DATA LINES:
════════════════════
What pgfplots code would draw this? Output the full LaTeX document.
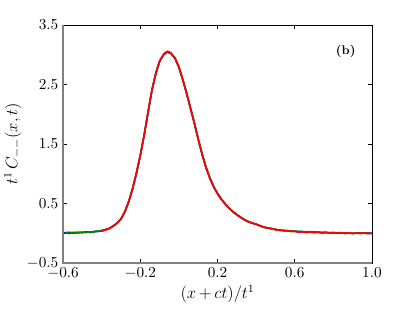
\documentclass[border=0pt]{standalone}
\usepackage{pgfplots}
\pgfplotsset{compat=1.18}
\pgfplotstableread{
x y
-0.600 0.005
-0.590 0.000
-0.580 0.010
-0.570 -0.005
-0.560 0.008
-0.550 0.002
-0.540 0.012
-0.530 0.004
-0.520 0.010
-0.500 0.012
-0.480 0.018
-0.460 0.015
-0.440 0.025
-0.420 0.030
-0.400 0.040
-0.380 0.060
-0.360 0.080
-0.340 0.120
-0.320 0.170
-0.300 0.240
-0.280 0.360
-0.260 0.530
-0.240 0.750
-0.220 1.010
-0.200 1.310
-0.180 1.650
-0.160 2.030
-0.140 2.400
-0.120 2.680
-0.100 2.890
-0.080 3.000
-0.060 3.050
-0.050 3.040
-0.040 3.020
-0.020 2.940
0.000 2.790
0.020 2.580
0.040 2.350
0.060 2.100
0.080 1.850
0.100 1.580
0.120 1.330
0.140 1.110
0.160 0.930
0.180 0.780
0.200 0.665
0.220 0.570
0.240 0.490
0.260 0.420
0.280 0.360
0.300 0.310
0.320 0.265
0.340 0.225
0.360 0.192
0.380 0.170
0.400 0.150
0.440 0.100
0.480 0.075
0.520 0.050
0.560 0.040
0.600 0.030
0.650 0.020
0.700 0.015
0.750 0.010
0.800 0.005
0.850 0.000
0.900 -0.005
0.950 0.000
1.000 -0.005
}\blueT
\pgfplotstableread{
x y
-0.590 0.010
-0.580 0.000
-0.570 0.015
-0.560 0.005
-0.550 0.012
-0.540 0.000
-0.530 0.014
-0.520 0.006
-0.510 0.016
-0.500 0.008
-0.490 0.018
-0.480 0.010
-0.470 0.020
-0.460 0.012
-0.450 0.024
-0.440 0.020
-0.430 0.032
-0.420 0.028
-0.410 0.040
-0.400 0.040
-0.380 0.060
-0.360 0.080
-0.340 0.120
-0.320 0.170
-0.300 0.240
-0.280 0.360
-0.260 0.530
-0.240 0.750
-0.220 1.010
-0.200 1.310
-0.180 1.650
-0.160 2.030
-0.140 2.400
-0.120 2.680
-0.100 2.890
-0.080 3.000
-0.060 3.050
-0.050 3.040
-0.040 3.020
-0.020 2.940
0.000 2.790
0.020 2.580
0.040 2.350
0.060 2.100
0.080 1.850
0.100 1.580
0.120 1.330
0.140 1.110
0.160 0.930
0.180 0.780
0.200 0.665
0.220 0.570
0.240 0.490
0.260 0.420
0.280 0.360
0.300 0.310
0.320 0.265
0.340 0.225
0.360 0.192
0.380 0.170
0.400 0.150
0.440 0.100
0.480 0.075
0.520 0.050
0.560 0.040
0.600 0.030
0.650 0.025
0.700 0.020
0.750 0.010
0.800 0.008
0.850 0.004
0.900 0.000
0.950 0.002
1.000 -0.002
}\greenT
\pgfplotstableread{
x y
-0.400 0.030
-0.390 0.045
-0.380 0.050
-0.370 0.072
-0.360 0.078
-0.350 0.100
-0.340 0.118
-0.330 0.145
-0.320 0.168
-0.310 0.205
-0.300 0.240
-0.290 0.300
-0.280 0.360
-0.270 0.445
-0.260 0.530
-0.250 0.635
-0.240 0.750
-0.230 0.880
-0.220 1.010
-0.210 1.160
-0.200 1.310
-0.190 1.480
-0.180 1.650
-0.170 1.840
-0.160 2.030
-0.150 2.220
-0.140 2.400
-0.130 2.550
-0.120 2.680
-0.110 2.800
-0.100 2.890
-0.090 2.955
-0.080 3.000
-0.070 3.040
-0.060 3.055
-0.055 3.035
-0.050 3.050
-0.040 3.020
-0.030 2.985
-0.020 2.940
-0.010 2.870
0.000 2.790
0.010 2.690
0.020 2.580
0.030 2.470
0.040 2.350
0.050 2.225
0.060 2.100
0.070 1.975
0.080 1.850
0.090 1.715
0.100 1.580
0.110 1.455
0.120 1.330
0.130 1.215
0.140 1.110
0.150 1.015
0.160 0.930
0.170 0.852
0.180 0.780
0.190 0.720
0.200 0.665
0.210 0.615
0.220 0.570
0.230 0.528
0.240 0.490
0.250 0.452
0.260 0.420
0.270 0.388
0.280 0.360
0.290 0.332
0.300 0.310
0.310 0.285
0.320 0.265
0.330 0.242
0.340 0.225
0.350 0.205
0.360 0.194
0.370 0.175
0.380 0.172
0.390 0.155
0.400 0.150
0.420 0.122
0.440 0.102
0.460 0.085
0.480 0.078
0.500 0.058
0.520 0.052
0.540 0.040
0.560 0.042
0.580 0.028
0.600 0.032
0.620 0.018
0.640 0.024
0.660 0.010
0.680 0.020
0.700 0.008
0.720 0.016
0.740 0.002
0.760 0.014
0.780 -0.002
0.800 0.010
0.820 -0.004
0.840 0.008
0.860 -0.006
0.880 0.006
0.900 -0.008
0.920 0.004
0.940 -0.006
0.960 0.004
0.980 -0.008
1.000 0.000
}\redT
\begin{document}
\begin{tikzpicture}
\begin{axis}[
  name=ax,
  scale only axis,
  width=222pt, height=171pt,
  xmin=-0.6, xmax=1.0, ymin=-0.5, ymax=3.5,
  xtick={-0.6,-0.2,0.2,0.6,1.0},
  ytick={-0.5,0.5,1.5,2.5,3.5},
  tick align=inside,
  major tick length=3pt,
  tick style={black, line width=0.4pt},
  tick label style={font=\fontsize{10.5}{12}\selectfont},
  xticklabel style={/pgf/number format/.cd, fixed, fixed zerofill, precision=1},
  yticklabel style={/pgf/number format/.cd, fixed, fixed zerofill, precision=1},
  axis line style={black, line width=0.5pt},
  xlabel={\large $(x\,{+}\,ct)/t^{1}$},
  ylabel={\large $t^{1}\,C_{{-}{-}}(x,t)$},
  xlabel style={yshift=2pt},
  ylabel style={yshift=-3pt},
  clip=true,
]
\addplot[blue, line width=1.2pt] table {\blueT};
\addplot[green!50!black, line width=1.2pt] table {\greenT};
\addplot[red, line width=1.2pt] table {\redT};
\node[font=\small\bfseries] at (axis cs:0.865,3.05) {(b)};
\end{axis}
\draw[gray, line width=1.2pt] (ax.north west) -- (ax.south west) -- (ax.south east);
\pgfresetboundingbox
\path ([shift={(-45.4pt,-35.3pt)}]ax.south west) rectangle ([shift={(31pt,18pt)}]ax.north east);
\end{tikzpicture}
\end{document}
════════════════════
WHAT IS NEEDED: Transcribe all of the material exactly, leaving out whatever pictures it contains.

THE COMPLETED TASK:
What pgfplots code would draw this? Output the full LaTeX document.
\documentclass[border=0pt]{standalone}
\usepackage{pgfplots}
\pgfplotsset{compat=1.18}
\pgfplotstableread{
x y
-0.600 0.005
-0.590 0.000
-0.580 0.010
-0.570 -0.005
-0.560 0.008
-0.550 0.002
-0.540 0.012
-0.530 0.004
-0.520 0.010
-0.500 0.012
-0.480 0.018
-0.460 0.015
-0.440 0.025
-0.420 0.030
-0.400 0.040
-0.380 0.060
-0.360 0.080
-0.340 0.120
-0.320 0.170
-0.300 0.240
-0.280 0.360
-0.260 0.530
-0.240 0.750
-0.220 1.010
-0.200 1.310
-0.180 1.650
-0.160 2.030
-0.140 2.400
-0.120 2.680
-0.100 2.890
-0.080 3.000
-0.060 3.050
-0.050 3.040
-0.040 3.020
-0.020 2.940
0.000 2.790
0.020 2.580
0.040 2.350
0.060 2.100
0.080 1.850
0.100 1.580
0.120 1.330
0.140 1.110
0.160 0.930
0.180 0.780
0.200 0.665
0.220 0.570
0.240 0.490
0.260 0.420
0.280 0.360
0.300 0.310
0.320 0.265
0.340 0.225
0.360 0.192
0.380 0.170
0.400 0.150
0.440 0.100
0.480 0.075
0.520 0.050
0.560 0.040
0.600 0.030
0.650 0.020
0.700 0.015
0.750 0.010
0.800 0.005
0.850 0.000
0.900 -0.005
0.950 0.000
1.000 -0.005
}\blueT
\pgfplotstableread{
x y
-0.590 0.010
-0.580 0.000
-0.570 0.015
-0.560 0.005
-0.550 0.012
-0.540 0.000
-0.530 0.014
-0.520 0.006
-0.510 0.016
-0.500 0.008
-0.490 0.018
-0.480 0.010
-0.470 0.020
-0.460 0.012
-0.450 0.024
-0.440 0.020
-0.430 0.032
-0.420 0.028
-0.410 0.040
-0.400 0.040
-0.380 0.060
-0.360 0.080
-0.340 0.120
-0.320 0.170
-0.300 0.240
-0.280 0.360
-0.260 0.530
-0.240 0.750
-0.220 1.010
-0.200 1.310
-0.180 1.650
-0.160 2.030
-0.140 2.400
-0.120 2.680
-0.100 2.890
-0.080 3.000
-0.060 3.050
-0.050 3.040
-0.040 3.020
-0.020 2.940
0.000 2.790
0.020 2.580
0.040 2.350
0.060 2.100
0.080 1.850
0.100 1.580
0.120 1.330
0.140 1.110
0.160 0.930
0.180 0.780
0.200 0.665
0.220 0.570
0.240 0.490
0.260 0.420
0.280 0.360
0.300 0.310
0.320 0.265
0.340 0.225
0.360 0.192
0.380 0.170
0.400 0.150
0.440 0.100
0.480 0.075
0.520 0.050
0.560 0.040
0.600 0.030
0.650 0.025
0.700 0.020
0.750 0.010
0.800 0.008
0.850 0.004
0.900 0.000
0.950 0.002
1.000 -0.002
}\greenT
\pgfplotstableread{
x y
-0.400 0.030
-0.390 0.045
-0.380 0.050
-0.370 0.072
-0.360 0.078
-0.350 0.100
-0.340 0.118
-0.330 0.145
-0.320 0.168
-0.310 0.205
-0.300 0.240
-0.290 0.300
-0.280 0.360
-0.270 0.445
-0.260 0.530
-0.250 0.635
-0.240 0.750
-0.230 0.880
-0.220 1.010
-0.210 1.160
-0.200 1.310
-0.190 1.480
-0.180 1.650
-0.170 1.840
-0.160 2.030
-0.150 2.220
-0.140 2.400
-0.130 2.550
-0.120 2.680
-0.110 2.800
-0.100 2.890
-0.090 2.955
-0.080 3.000
-0.070 3.040
-0.060 3.055
-0.055 3.035
-0.050 3.050
-0.040 3.020
-0.030 2.985
-0.020 2.940
-0.010 2.870
0.000 2.790
0.010 2.690
0.020 2.580
0.030 2.470
0.040 2.350
0.050 2.225
0.060 2.100
0.070 1.975
0.080 1.850
0.090 1.715
0.100 1.580
0.110 1.455
0.120 1.330
0.130 1.215
0.140 1.110
0.150 1.015
0.160 0.930
0.170 0.852
0.180 0.780
0.190 0.720
0.200 0.665
0.210 0.615
0.220 0.570
0.230 0.528
0.240 0.490
0.250 0.452
0.260 0.420
0.270 0.388
0.280 0.360
0.290 0.332
0.300 0.310
0.310 0.285
0.320 0.265
0.330 0.242
0.340 0.225
0.350 0.205
0.360 0.194
0.370 0.175
0.380 0.172
0.390 0.155
0.400 0.150
0.420 0.122
0.440 0.102
0.460 0.085
0.480 0.078
0.500 0.058
0.520 0.052
0.540 0.040
0.560 0.042
0.580 0.028
0.600 0.032
0.620 0.018
0.640 0.024
0.660 0.010
0.680 0.020
0.700 0.008
0.720 0.016
0.740 0.002
0.760 0.014
0.780 -0.002
0.800 0.010
0.820 -0.004
0.840 0.008
0.860 -0.006
0.880 0.006
0.900 -0.008
0.920 0.004
0.940 -0.006
0.960 0.004
0.980 -0.008
1.000 0.000
}\redT
\begin{document}
\begin{tikzpicture}
\begin{axis}[
  name=ax,
  scale only axis,
  width=222pt, height=171pt,
  xmin=-0.6, xmax=1.0, ymin=-0.5, ymax=3.5,
  xtick={-0.6,-0.2,0.2,0.6,1.0},
  ytick={-0.5,0.5,1.5,2.5,3.5},
  tick align=inside,
  major tick length=3pt,
  tick style={black, line width=0.4pt},
  tick label style={font=\fontsize{10.5}{12}\selectfont},
  xticklabel style={/pgf/number format/.cd, fixed, fixed zerofill, precision=1},
  yticklabel style={/pgf/number format/.cd, fixed, fixed zerofill, precision=1},
  axis line style={black, line width=0.5pt},
  xlabel={\large $(x\,{+}\,ct)/t^{1}$},
  ylabel={\large $t^{1}\,C_{{-}{-}}(x,t)$},
  xlabel style={yshift=2pt},
  ylabel style={yshift=-3pt},
  clip=true,
]
\addplot[blue, line width=1.2pt] table {\blueT};
\addplot[green!50!black, line width=1.2pt] table {\greenT};
\addplot[red, line width=1.2pt] table {\redT};
\node[font=\small\bfseries] at (axis cs:0.865,3.05) {(b)};
\end{axis}
\draw[gray, line width=1.2pt] (ax.north west) -- (ax.south west) -- (ax.south east);
\pgfresetboundingbox
\path ([shift={(-45.4pt,-35.3pt)}]ax.south west) rectangle ([shift={(31pt,18pt)}]ax.north east);
\end{tikzpicture}
\end{document}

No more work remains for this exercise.